PROBLEM DESCRIPTION
Read the lines below. Copy out any that hold the string "this".

INFORMATION SUPPLIED
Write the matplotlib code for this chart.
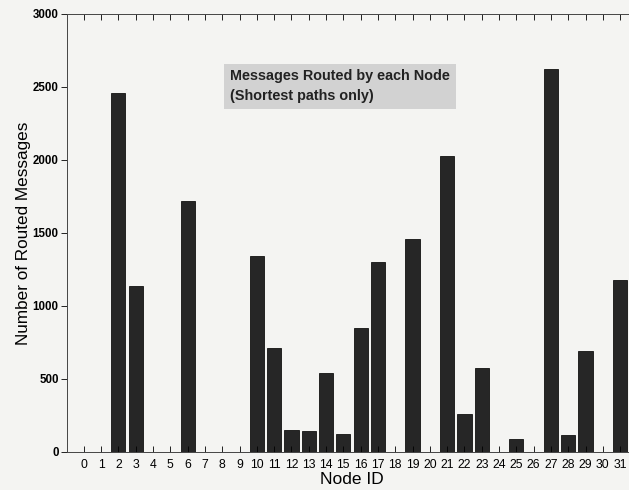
import matplotlib.pyplot as plt

plt.rcParams["font.family"] = ["Liberation Sans", "DejaVu Sans"]

node_ids = list(range(32))
routed = [0, 0, 2460, 1140, 0, 0, 1720, 0, 0, 0,
          1340, 710, 150, 145, 540, 120, 850, 1300, 0, 1460,
          0, 2030, 260, 575, 0, 90, 0, 2620, 115, 690,
          0, 1180]

fig = plt.figure(figsize=(6.29, 4.90), dpi=100)
fig.patch.set_facecolor("#f4f4f2")
ax = fig.add_axes([0.1065, 0.0776, 0.907, 0.894])
ax.set_facecolor("#f4f4f2")

ax.bar(node_ids, routed, width=0.82, color="#262626", edgecolor="#111111", linewidth=0.6)

ax.set_xlim(-0.97, 32)
ax.set_ylim(0, 3000)
ax.set_xticks(node_ids)
ax.set_xticklabels([str(n) for n in node_ids], fontsize=8.8)
ax.set_yticks([0, 500, 1000, 1500, 2000, 2500, 3000])
ax.tick_params(axis="y", direction="out", length=4, labelsize=8.3, width=0.6, pad=2)
ax.tick_params(axis="x", direction="in", length=4, top=True, width=0.6, pad=5)
for lab in ax.get_yticklabels():
    lab.set_fontweight("bold")
for s in ax.spines.values():
    s.set_linewidth(0.7)
    s.set_color("#444444")

ax.set_xlabel("Node ID", fontsize=12.5, labelpad=1)
ax.set_ylabel("Number of Routed Messages", fontsize=12.3, labelpad=1.5)

ax.text(8.45, 2620, "Messages Routed by each Node\n(Shortest paths only)",
        fontsize=10.4, fontweight="bold", va="top", ha="left", linespacing=1.5,
        color="#222222",
        bbox=dict(boxstyle="square,pad=0.4", facecolor="#d2d2d2", edgecolor="none"))

fig.savefig("out.png", dpi=100, facecolor=fig.get_facecolor())
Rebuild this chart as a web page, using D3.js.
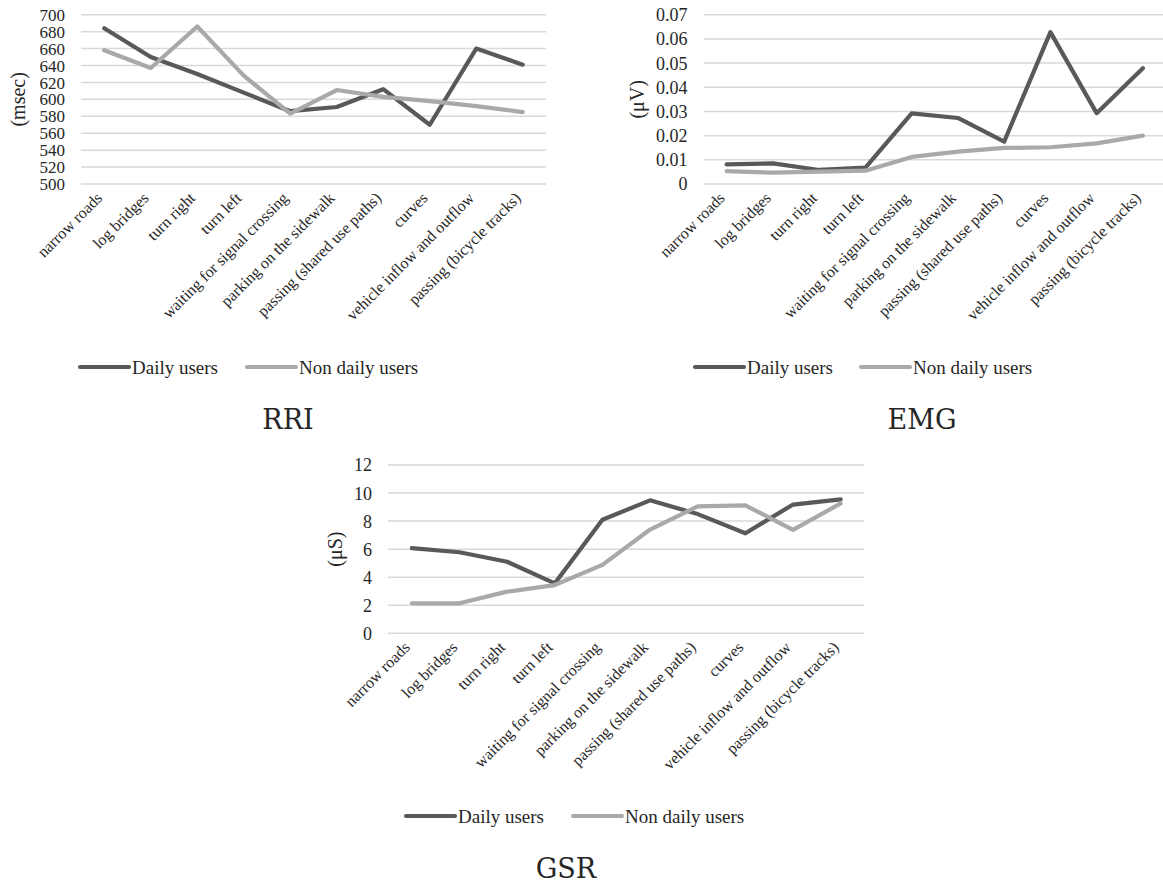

WORKED ANSWER
Write the matplotlib code for this chart.
Rebuild this chart as a web page, using D3.js.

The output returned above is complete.